Moreover, as a large number of studies in many developing countries has shown, public transfers to alleviate poverty most often crowd out private transfers — which are large in the developing world. There are well known alternatives. For health and education it is to publicly finance them for the poor but to allow the poor to choose private providers through some form of voucher scheme, which would probably be best administered through the panchayats, or village councils. For poverty alleviation, India’s own recent experience and that of China show that rapid labor intensive growth is the only sustainable route. Increased social expenditure will only crowd out the investment needed to finance the infrastructure India desperately needs to accelerate growth and alleviate poverty.
Or take the showering of largesse on the unreformed National Health Service by New Labor in the United Kingdom. The predictable outcome of failing to privatize one of the largest remaining nationalized industries in the world is that much of the extra money is spent on administrators rather than on doctors and nurses, so that the NHS provides one of the worst standards of health care for one of the most advanced countries in the world.
Finally, take the recent outburst of calls for action from the world’s great and the good to save Africa: the UN’s new millennium agenda fathered by economist-turned-saint-cum-pop-star Jeffrey Sachs, and the recent Africa Commission report fathered by British Prime Minister Tony Blair.

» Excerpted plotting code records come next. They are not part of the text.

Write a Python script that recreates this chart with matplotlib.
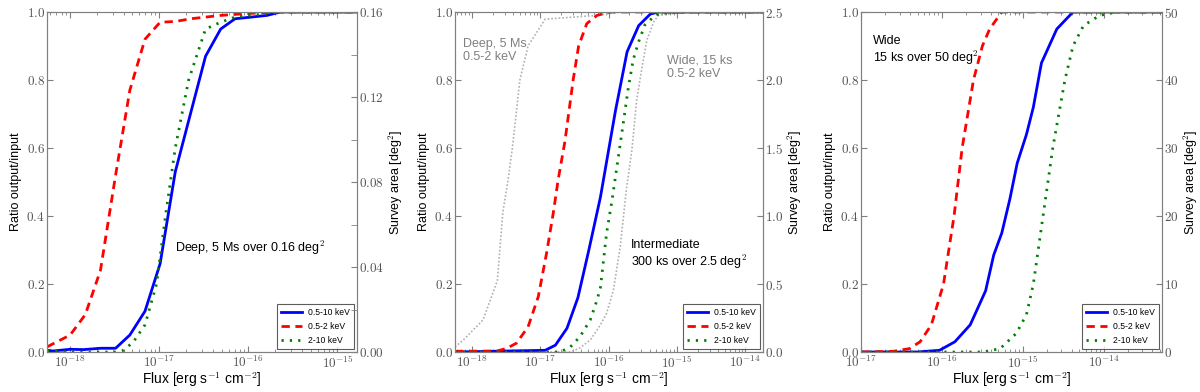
import numpy as np
import matplotlib
matplotlib.use("Agg")
import matplotlib.pyplot as plt
from matplotlib.ticker import FixedLocator, FuncFormatter, LogLocator, MultipleLocator

plt.rcParams['font.family'] = ['Liberation Sans', 'DejaVu Sans']
plt.rcParams['mathtext.fontset'] = 'cm'

# ---- Deep: 5 Ms over 0.16 deg2 (log10 flux, ratio output/input) ----
deep_x_full = [-18.26, -18.19, -18.0, -17.85, -17.66, -17.49, -17.33, -17.16, -16.99,
               -16.82, -16.65, -16.48, -16.31, -16.15, -15.79, -15.64, -14.78]
deep_full = [0.005, 0.003, 0.008, 0.007, 0.011, 0.011, 0.05, 0.12, 0.26,
             0.53, 0.70, 0.87, 0.95, 0.98, 0.99, 1.0, 1.0]
deep_x_soft = [-18.26, -18.0, -17.83, -17.66, -17.49, -17.33, -17.16, -16.99, -16.82,
               -16.65, -16.48, -16.31, -16.15, -15.98, -15.64, -14.78]
deep_soft = [0.015, 0.05, 0.11, 0.24, 0.52, 0.77, 0.92, 0.97, 0.972,
             0.98, 0.985, 0.99, 0.993, 0.996, 1.0, 1.0]
deep_x_hard = [-18.26, -18.0, -17.49, -17.40, -17.29, -17.16, -17.03, -16.93, -16.82,
               -16.67, -16.48, -16.31, -16.15, -15.98, -15.79, -15.64, -14.78]
deep_hard = [0.003, 0.0, 0.0, 0.005, 0.03, 0.08, 0.2, 0.4, 0.6,
             0.8, 0.95, 0.97, 0.985, 0.99, 0.995, 1.0, 1.0]

# ---- Intermediate: 300 ks over 2.5 deg2 ----
int_x_full = [-18.25, -16.93, -16.78, -16.61, -16.45, -16.29, -16.12, -15.90, -15.73,
              -15.56, -15.39, -15.27, -13.74]
int_full = [0.0, 0.005, 0.02, 0.07, 0.16, 0.30, 0.456, 0.71, 0.883,
            0.96, 0.994, 1.0, 1.0]
int_x_soft = [-18.25, -17.63, -17.49, -17.35, -17.18, -17.03, -16.91, -16.81, -16.74,
              -16.64, -16.52, -16.44, -16.32, -16.17, -15.98, -13.74]
int_soft = [0.002, 0.003, 0.011, 0.026, 0.074, 0.163, 0.29, 0.41, 0.506,
            0.62, 0.8, 0.9, 0.966, 0.99, 1.0, 1.0]
int_x_hard = [-18.25, -16.71, -16.56, -16.42, -16.27, -16.17, -16.12, -16.03, -15.95,
              -15.81, -15.71, -15.64, -15.56, -15.47, -15.34, -15.25, -14.95, -13.74]
int_hard = [0.0, 0.0, 0.015, 0.045, 0.094, 0.153, 0.19, 0.35, 0.447,
            0.64, 0.78, 0.86, 0.913, 0.962, 0.986, 0.996, 1.0, 1.0]

# reference curves (0.5-2 keV of deep and wide) shown in grey
ref_x_deep = [-18.25, -18.13, -17.84, -17.63, -17.55, -17.47, -17.41, -17.30, -17.18,
              -16.93, -16.17, -15.83, -13.74]
ref_deep = [0.015, 0.035, 0.094, 0.21, 0.41, 0.51, 0.6, 0.8, 0.9,
            0.979, 0.99, 1.0, 1.0]
ref_x_wide = [-18.25, -16.56, -16.42, -16.27, -16.12, -16.03, -15.93, -15.83, -15.74,
              -15.66, -15.59, -15.51, -15.44, -15.34, -15.27, -14.81, -13.74]
ref_wide = [0.0, 0.0, 0.012, 0.035, 0.08, 0.114, 0.182, 0.31, 0.48,
            0.594, 0.741, 0.839, 0.918, 0.971, 0.991, 1.0, 1.0]

# ---- Wide: 15 ks over 50 deg2 ----
wide_x_full = [-17.0, -16.30, -16.03, -15.84, -15.65, -15.46, -15.36, -15.26, -15.16,
               -15.07, -14.955, -14.87, -14.77, -14.58, -14.38, -13.28]
wide_full = [0.0, 0.0, 0.005, 0.03, 0.08, 0.18, 0.285, 0.35, 0.45,
             0.555, 0.64, 0.72, 0.85, 0.95, 1.0, 1.0]
wide_x_soft = [-17.0, -16.60, -16.40, -16.27, -16.13, -15.98, -15.85, -15.75, -15.61,
               -15.50, -15.41, -15.26, -13.28]
wide_soft = [0.0, 0.002, 0.01, 0.03, 0.08, 0.2, 0.4, 0.6, 0.8,
             0.9, 0.95, 1.0, 1.0]
wide_x_hard = [-17.0, -15.49, -15.28, -15.08, -14.955, -14.87, -14.75, -14.63, -14.48,
               -14.38, -14.25, -14.05, -13.84, -13.28]
wide_hard = [0.0, 0.0, 0.01, 0.055, 0.11, 0.2, 0.4, 0.6, 0.8,
             0.9, 0.96, 0.99, 1.0, 1.0]

band_labels = ['0.5-10 keV', '0.5-2 keV', '2-10 keV']

W, H = 1200, 392
fig = plt.figure(figsize=(12, 3.92), dpi=100)

spine_c = '#808080'
tick_c = '#555555'


def make_panel(left_px, right_px, xlim, area_max, area_major, area_minor, area_fmt, decades):
    ax = fig.add_axes([left_px / W, 1 - 352 / H, (right_px - left_px) / W, 340 / H])
    ax.set_xscale('log')
    ax.set_xlim(10.0 ** xlim[0], 10.0 ** xlim[1])
    ax.set_ylim(0, 1)
    ax.xaxis.set_major_locator(FixedLocator([10.0 ** d for d in decades]))
    ax.xaxis.set_major_formatter(FuncFormatter(lambda v, p: r'$10^{%d}$' % round(np.log10(v))))
    ax.xaxis.set_minor_locator(LogLocator(base=10, subs=np.arange(2, 10)))
    ax.xaxis.set_minor_formatter(FuncFormatter(lambda v, p: ''))
    ax.yaxis.set_major_locator(MultipleLocator(0.2))
    ax.yaxis.set_major_formatter(FuncFormatter(lambda v, p: r'$%.1f$' % v))
    ax.tick_params(axis='x', which='both', direction='in', top=True, colors=spine_c,
                   labelcolor=tick_c, labelsize=9.5, pad=2)
    ax.tick_params(axis='x', which='major', length=4)
    ax.tick_params(axis='x', which='minor', length=2)
    ax.tick_params(axis='y', direction='in', length=4, colors=spine_c, labelcolor=tick_c,
                   labelsize=9.5, pad=1.5)
    for s in ax.spines.values():
        s.set_color(spine_c)
    ax.set_xlabel(r'Flux [erg s$^{-1}$ cm$^{-2}$]', fontsize=10, labelpad=0)
    ax.set_ylabel('Ratio output/input', fontsize=9, labelpad=3)

    ax2 = ax.twinx()
    ax2.set_ylim(0, area_max)
    ax2.yaxis.set_major_locator(MultipleLocator(area_major))
    if area_minor:
        ax2.yaxis.set_minor_locator(MultipleLocator(area_minor))
    ax2.yaxis.set_major_formatter(FuncFormatter(lambda v, p: '$' + area_fmt % v + '$'))
    ax2.tick_params(axis='y', which='both', direction='in', colors=spine_c, labelcolor=tick_c,
                    labelsize=9.5, pad=1.5)
    ax2.tick_params(axis='y', which='major', length=4)
    ax2.tick_params(axis='y', which='minor', length=4)
    for s in ax2.spines.values():
        s.set_color(spine_c)
    ax2.set_ylabel(r'Survey area [deg$^2$]', fontsize=9, labelpad=2)
    return ax


def draw_bands(ax, xf, yf, xs, ys, xh, yh):
    ax.plot(np.power(10.0, xf), yf, color='#0000ff', lw=2, label=band_labels[0])
    ax.plot(np.power(10.0, xs), ys, color='#ff0000', lw=2, ls=(0, (3, 2)), label=band_labels[1])
    ax.plot(np.power(10.0, xh), yh, color='#008000', lw=2, ls=(0, (0.8, 2.2)),
            dash_capstyle='butt', label=band_labels[2])
    leg = ax.legend(loc='lower right', fontsize=6.2, frameon=True, fancybox=False,
                    handlelength=2.4, borderaxespad=0.4, labelspacing=0.55,
                    handletextpad=0.7, borderpad=0.45)
    leg.get_frame().set_edgecolor('#333333')
    leg.get_frame().set_linewidth(0.8)


# Panel 1 - deep
ax1 = make_panel(47, 357, (-18.26, -14.78), 0.16, 0.04, 0.02, '%.2f', [-18, -17, -16, -15])
draw_bands(ax1, deep_x_full, deep_full, deep_x_soft, deep_soft, deep_x_hard, deep_hard)
ax1.text(0.413, 0.305, r'Deep, 5 Ms over 0.16 deg$^2$', transform=ax1.transAxes,
         fontsize=9, va='center', ha='left')

# Panel 2 - intermediate
ax2 = make_panel(455, 763, (-18.25, -13.74), 2.5, 0.5, None, '%.1f', [-18, -17, -16, -15, -14])
ax2.plot(np.power(10.0, ref_x_deep), ref_deep, color='#b0b0b0', lw=1.2, ls=(0, (1, 1.2)))
ax2.plot(np.power(10.0, ref_x_wide), ref_wide, color='#b0b0b0', lw=1.2, ls=(0, (1, 1.2)))
draw_bands(ax2, int_x_full, int_full, int_x_soft, int_soft, int_x_hard, int_hard)
ax2.text(0.026, 0.886, 'Deep, 5 Ms\n0.5-2 keV', transform=ax2.transAxes, fontsize=9,
         va='center', ha='left', color='#808080', linespacing=1.1)
ax2.text(0.689, 0.837, 'Wide, 15 ks\n0.5-2 keV', transform=ax2.transAxes, fontsize=9,
         va='center', ha='left', color='#808080', linespacing=1.1)
ax2.text(0.57, 0.285, 'Intermediate\n' + r'300 ks over 2.5 deg$^2$', transform=ax2.transAxes,
         fontsize=9, va='center', ha='left', linespacing=1.1)

# Panel 3 - wide
ax3 = make_panel(861, 1162, (-17.0, -13.28), 50, 10, None, '%d', [-17, -16, -15, -14])
draw_bands(ax3, wide_x_full, wide_full, wide_x_soft, wide_soft, wide_x_hard, wide_hard)
ax3.text(0.04, 0.885, 'Wide\n' + r'15 ks over 50 deg$^2$', transform=ax3.transAxes,
         fontsize=9, va='center', ha='left', linespacing=1.1)

fig.savefig('out.png', dpi=100)
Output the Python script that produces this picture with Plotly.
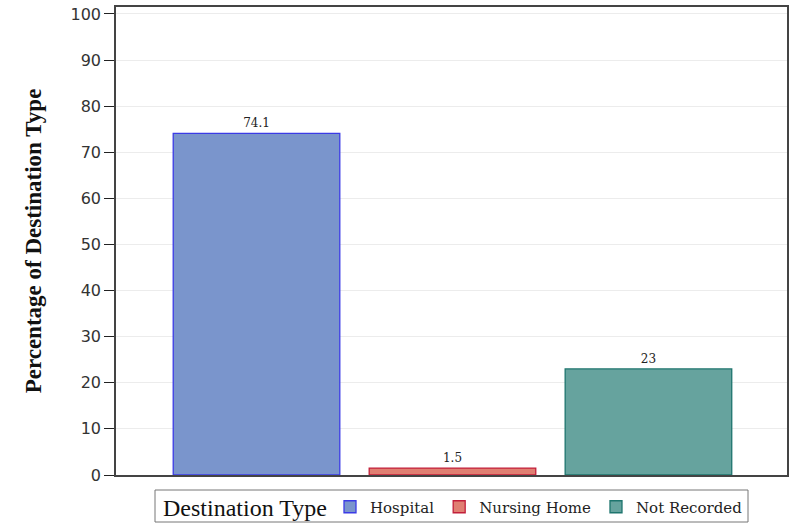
import plotly.graph_objects as go

categories = ["Hospital", "Nursing Home", "Not Recorded"]
values = [74.1, 1.5, 23]
labels = ["74.1", "1.5", "23"]
fills = ["#7A95CC", "#E07F72", "#66A39E"]
borders = ["#3B3BE6", "#C21F3A", "#1E756E"]
y_ticks = [0, 10, 20, 30, 40, 50, 60, 70, 80, 90, 100]
legend_title = "Destination Type"

fig = go.Figure()
for i, cat in enumerate(categories):
    fig.add_trace(go.Bar(
        x=[i], y=[values[i]], name=cat,
        width=0.85,
        marker=dict(color=fills[i], line=dict(color=borders[i], width=1.3)),
        text=[labels[i]], textposition="outside", cliponaxis=False,
        textfont=dict(family="DejaVu Serif", size=12, color="#222"),
    ))

# legend frame (layout box, in paper coordinates of the plot area)
box_x0, box_x1 = (155 - 116) / 671, (748 - 116) / 671
box_y0, box_y1 = (475 - 522) / 468, (475 - 490) / 468
fig.add_shape(type="rect", xref="paper", yref="paper",
              x0=box_x0, x1=box_x1, y0=box_y0, y1=box_y1,
              line=dict(color="#777", width=1), fillcolor="white", layer="below")
fig.add_annotation(xref="paper", yref="paper", x=(161 - 116) / 671,
                   y=(475 - 508) / 468, xanchor="left", yanchor="middle",
                   text=legend_title, showarrow=False,
                   font=dict(family="Liberation Serif", size=24, color="#111"))

fig.update_layout(
    width=792, height=525,
    margin=dict(l=116, r=5, t=7, b=50, autoexpand=False),
    paper_bgcolor="white", plot_bgcolor="white",
    barmode="overlay",
    showlegend=True,
    legend=dict(
        orientation="h", x=(748 - 116) / 671, xanchor="right",
        yref="container", y=(525 - 507) / 525, yanchor="middle",
        font=dict(family="DejaVu Serif", size=15, color="#222"),
        borderwidth=0, bgcolor="rgba(0,0,0,0)",
        itemwidth=30, tracegroupgap=0,
    ),
    xaxis=dict(
        range=[-0.717, 2.707], showticklabels=False, ticks="",
        showgrid=False, zeroline=False, automargin=False,
        showline=True, linecolor="#444", linewidth=1.5, mirror=True,
    ),
    yaxis=dict(
        range=[0, 101.5], tickvals=y_ticks, automargin=False,
        ticks="outside", ticklen=10, tickcolor="#222", tickwidth=1.3,
        tickfont=dict(family="DejaVu Sans", size=16, color="#333"),
        showgrid=True, gridcolor="#ECECEC", gridwidth=1,
        zeroline=False,
        showline=True, linecolor="#444", linewidth=1.5, mirror=True,
        title=dict(text="<b>Percentage of Destination Type</b>", standoff=22,
                   font=dict(family="Liberation Serif", size=23, color="#111")),
    ),
)

fig.write_html("out.html", config={"displayModeBar": False},
               post_script="document.body.style.margin='0';")
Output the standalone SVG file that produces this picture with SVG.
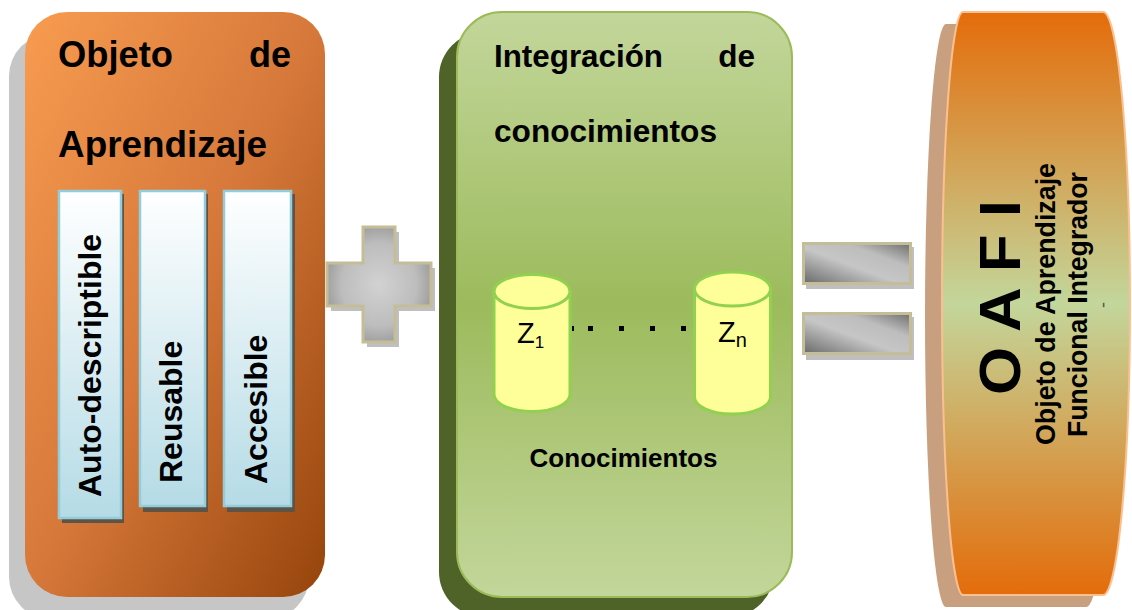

Their purpose is to argue for massive increases in foreign aid to Africa.
But if foreign aid were the answer to Africa’s problems, the continent should now be rich. Measured in today’s dollars Africa has received $2.3 trillion over the last 50 years. Yet it has stagnated. The reasons for the failure are evident and increasingly acknowledged even by many bleeding hearts. It is politely called the problem of governance, which in ordinary language means much of Africa has been ruled by predatory elites who have been more interested in feathering their own nests than advancing the public weal.
Compared with most Asian countries, Africa is immensely rich in natural resources. But Africa has been systematically looted by its predatory elites who have ruined hitherto thriving economies. Robert Mugabe in Zimbabwe is only the most recent in a long line of tropical gangsters. Why does anyone believe that throwing foreign aid money at him and his ilk will help the African poor?
The Soft Left has always claimed the moral high ground and tugged at our heartstrings by claiming to speak in the name of the poor and the oppressed. But that is mere rhetoric. The policies advocated by many on the Left make them the enemies of the poor. Alleviating poverty has become a world-wide business from which those Lords of Poverty derive a profitable living. In the interests of the world’s poor it is time we said “Boo” to them and pensioned them off.